From The Quad City Times:
Sean O’Harrow’s goodbye is a unique one.
The executive director of the Figge Art Museum in Davenport will officially leave the post within days to become the director of the University of Iowa Museum of Art. Its collection, however, has been in the Figge since March 2009 after flooding the previous year destroyed the university’s building.
“I still have a stake in the success of this organization and in our community here,” O’Harrow said.
O’Harrow said the university made him the job offer and he wanted to be able to give the Figge three months’ notice before he officially left.
There is no timetable to replace the university museum – “as fast as we can get it,” O’Harrow said – but the 42-year-old director will get to guide its path.
He also wants to see more cooperation between Davenport and Iowa City.
“These two cities along I-80 are very high-profile for the state,” he said. “It’s good that they work together.”
The Hawaiian native, who spent six years as development director of St. Catharine’s College in the University of Cambridge in England before moving to the Figge, is credited with several initiaves, including getting the collection from the corporate offices of Deere & Co. and Knox College in Galesburg, Ill., on display, and working with Western Illinois University to get a museum studies program that includes hands-on work at the Figge.

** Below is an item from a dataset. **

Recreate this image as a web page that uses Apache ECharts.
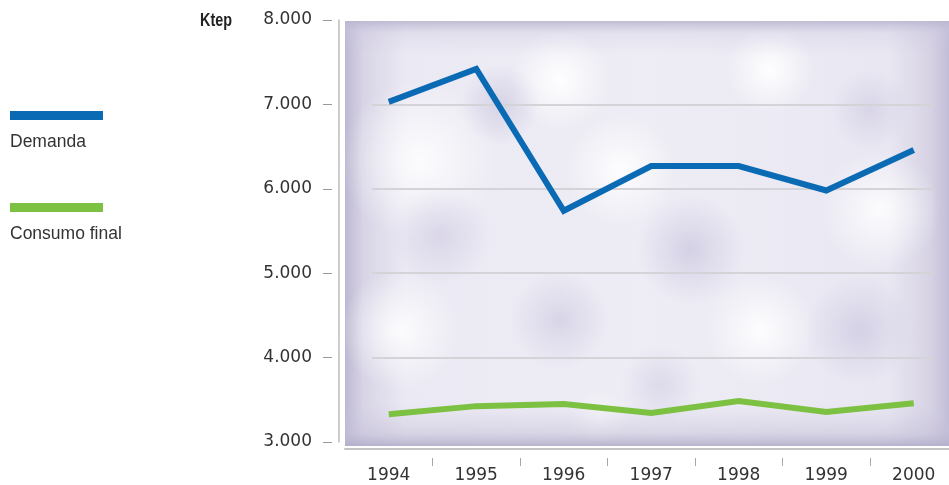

In an interview shortly before his last day at work and before a farewell dinner with VIPs tonight, O’Harrow talked about his “3.3 years” at the Figge:
“The museum is a more popular place and it’s … a really good museum now. It was OK when I arrived, but right now, when you walk into the museum, there’s some of the best art in the world. Our education programs have been immensely successful. People see the value of having an art museum now more than when the project started. …
“Bringing the University of Iowa collection here and Knox College and John Deere (as well). These are ways of getting people to understand what an art museum does. In this community, these names are some of the biggest names in our culture.”